高利貸し業を営む知人女性と真美は、一時期は仲の良い友人だった。女性は金の取り立てを北村組に依頼するなど、持ちつ持たれつの関係だったのだ。しかし、北村組が借金苦に陥ると関係は悪化。知人女性の羽振りの良さを知った真美は、一方的に恨みや妬みの感情を持つようになったのが犯行の動機だった。
北村一家は、この知人を殺害して大金を強奪しようと考える。しかし、なぜか女性の息子2人と、ただ一緒にいただけの息子の友人にまで手をかけてしまい、一家は全員に死刑が下った。
この事件は「家族全員に死刑が確定」するという、世界でも類をみないケースとなった。
犯行に加担したのは、父親・北村實雄、母親・北村真美、長男・北村孝、次男・北村孝鉱の4人。息子2人が元力士ということでも話題となった。
また、犯行に加わっていない三男は、その後、自殺している。
6.石川恵子【宮崎2女性殺人事件】
死刑囚 | 石川恵子(当時39歳) |
事件名 | 宮崎2女性殺人事件 |
犯行日 | 1996年8月29日、1997年6月13日 |
犯行動機 | 父親の会社の借金穴埋め |
手口 | 知人女性に睡眠薬を飲ませ、絞殺 |
死者数 | 2人の女性 |
収監場所 | 福岡拘置所 |
父親の会社の経理を担当する石川恵子は、会社の借金の穴埋めのため、知人女性2人を絞殺して金を強奪した。標的に選んだのはゴルフ仲間の中年女性2人。犯行は杜撰で、それは「最初の犯行で得られた金がわずか9500円」だったことからもうかがえる。
それでも一応は、親戚経営のモーテルのゴミ箱から拾ってきたコンドームを残し、性犯罪にみせかけるべく現場を偽装した。

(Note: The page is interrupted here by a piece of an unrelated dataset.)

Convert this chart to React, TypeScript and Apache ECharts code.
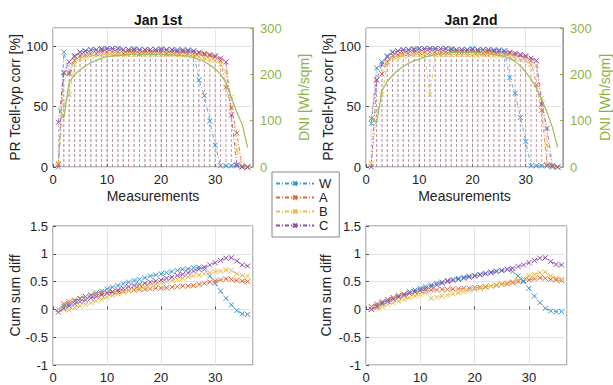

しかし、手に入れやすいものを現場に残すことは、リスクも大きい。一旦容疑がかかれば、この偽装はかえって自分を追い詰めるものだった。
その後、石川は被害者のキャッシュカードで現金を下ろした際の防犯カメラ映像から、容疑者として浮上。そうなると、偽装のコンドームや、犯行後にとった怪しい行動が不利な証拠となってくる。
彼女は周囲の人にことさら「自分は怪しくない」とアピールしたり、普段通らない遺棄現場近くを通って検問されるなど、墓穴を掘るような行動を数多くしていたのだ。
石川は逮捕・起訴された。裁判では交際していた愛人男性に罪を着せようとしたが、そんな嘘は通用せず死刑が確定する。
しかし、なぜ経理を担当するのみの彼女が、会社の赤字を埋めるため殺人まで犯したのか、動機自体が不可解な事件である。
7.風間博子【埼玉愛犬家連続殺人事件】
死刑囚 | 風間博子(逮捕時36歳) |
事件名 | 埼玉愛犬家連続殺人事件 |
犯行時期 | 1993年4月20日~8月26日 |
犯行動機 | 金銭トラブル |
手口 | 栄養ドリンクに混ぜた筋弛緩剤を飲ませて殺害 |
死者数 | 4人 |
収監場所 | 東京拘置所 |
この事件の主犯は関根元で、風間博子はその元妻である。
この夫婦は、「アフリカケンネル」という犬の繁殖も手がけるペットショップを経営していた。関根はカモにする客に、めずらしい犬種のつがいを1000万円という法外な金額で売っていた。そして、客が騙されたことに気付き、トラブルになると相手を殺害、遺体をバラバラにしていた。
関根は遺体を徹底的に解体し、それを「ボディーを透明にする」と表現していた。それは、骨まで粉々にする念の入れようで、裁判でも犯行を立証するのが困難になった。
風間は共犯者として夫婦そろって死刑になったが、一貫して無罪を訴えている。もうひとりの共犯の男(懲役3年)は、「風間は無実だ」と証言するが、認められなかった。
関根は、日本にシベリアンハスキーを流行らせた人物として、当時テレビに出るなどしていた。虚言壁があるが話術も巧みで、人を引き付ける才能があったという。